Gloves Are a Style Statement You Need to Stop Ignoring

Mitts by Hestra, Dents, and Causse Gantier are having a moment.

From left: Gloves by Dents, Hermès, Lavabre Cadet, Hestra, Causse Gantier.

Photographer: Janelle Jones for Bloomberg Businessweek; Prop stylist: Gözde Eker

“We’re on a mission to bring back glove culture,” says Niklas Magnusson, bespoke glove cutter at Hestra, a family company in Sweden founded in 1936. He’s in New York on a four-city North American tour to measure clients for custom orders and, while he’s at it, resize their ideas about how gloves can look and feel.

Just as the hat, buffeted by the winds of social change in the mid-20th century, stopped being a full-brimmed sartorial statement, so the glove ceased to be anything more than a grudging, ugly defense against frostbite. “People tend to buy gloves that are designed for the coldest day they’re going to wear them,” Magnusson says. But in recent years, dapper men in temperate climes have revived the stylish glove. You can even see it in pop culture: The paws of Ryan Gosling in Drive and Ansel Elgort in Baby Driver are handsomely wrapped in supple leather as they grip the steering wheels of their getaway cars.

Magnusson is currently evangelizing about the peccary, a piglike mammal native to the Amazon, whose hide makes an excellent glove leather. “You have great dexterity, but it’s also quite warm,” he says. Gloves made of it are also exclusively priced ($400 for the peccary pair above, second from right), because when Hestra gets the skin, it’s typically been scratched by big-cat predators and pocked with shotgun pellets.

Magnusson says he wishes he had more competitors. Many old glovers have died out or spread themselves thin in diversifying their offerings. One exception is France’s Lavabre Cadet, whose line for Camille Fournet Paris includes yellow lambskin driving gloves with silk-lined fingers and an alligator closure (€480, or about $576, above middle).

Dents, a U.K. company founded in 1777 that’s much favored by the royal family, makes the fleecy York (£107, or about $145, far left).

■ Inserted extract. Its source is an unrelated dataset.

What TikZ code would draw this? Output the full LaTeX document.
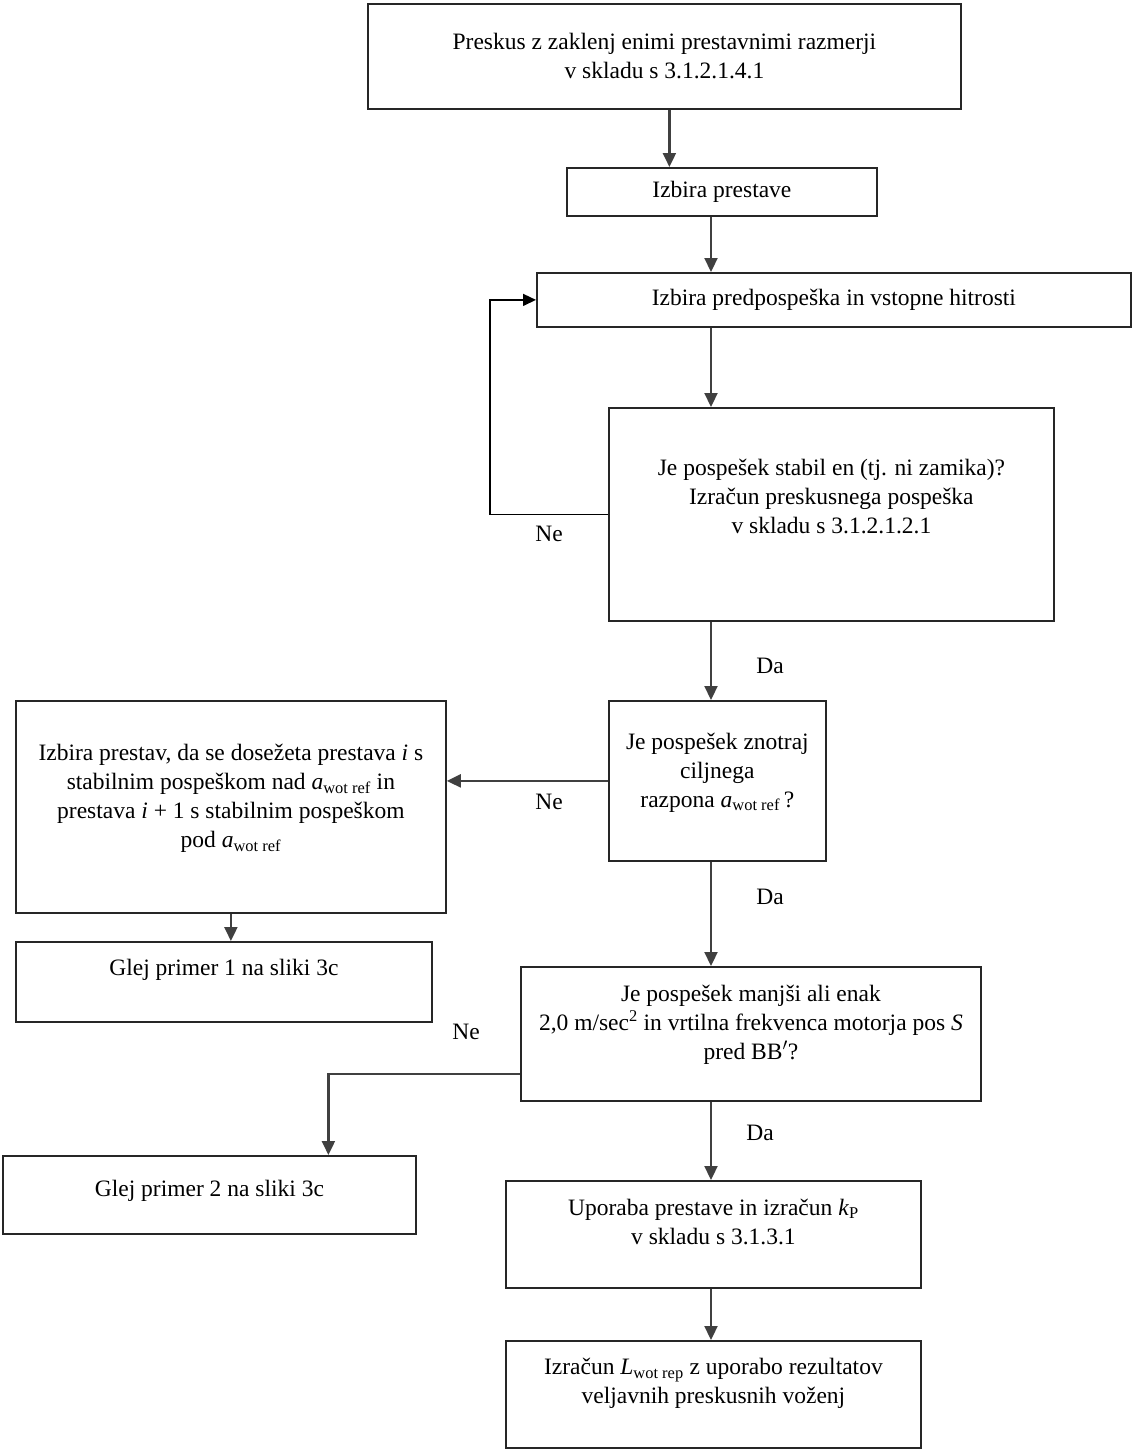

The outer suede and interior fur are made from one piece of lamb shearling. In France, Causse Gantier carries the torch; the brand, founded in 1892, was acquired by Chanel in 2012. It’s skilled with nubuck, a calfskin it buffs into a suave velveteen, which is paired above with a cashmere lining (€312, far right).

If you prefer your lambskin glossed, you can do worse than Hermès’s buttery Nervure gloves ($840, second from left), which boast black leather so painstakingly worked that a delicate nub on each index finger renders the pair touchscreen-friendly.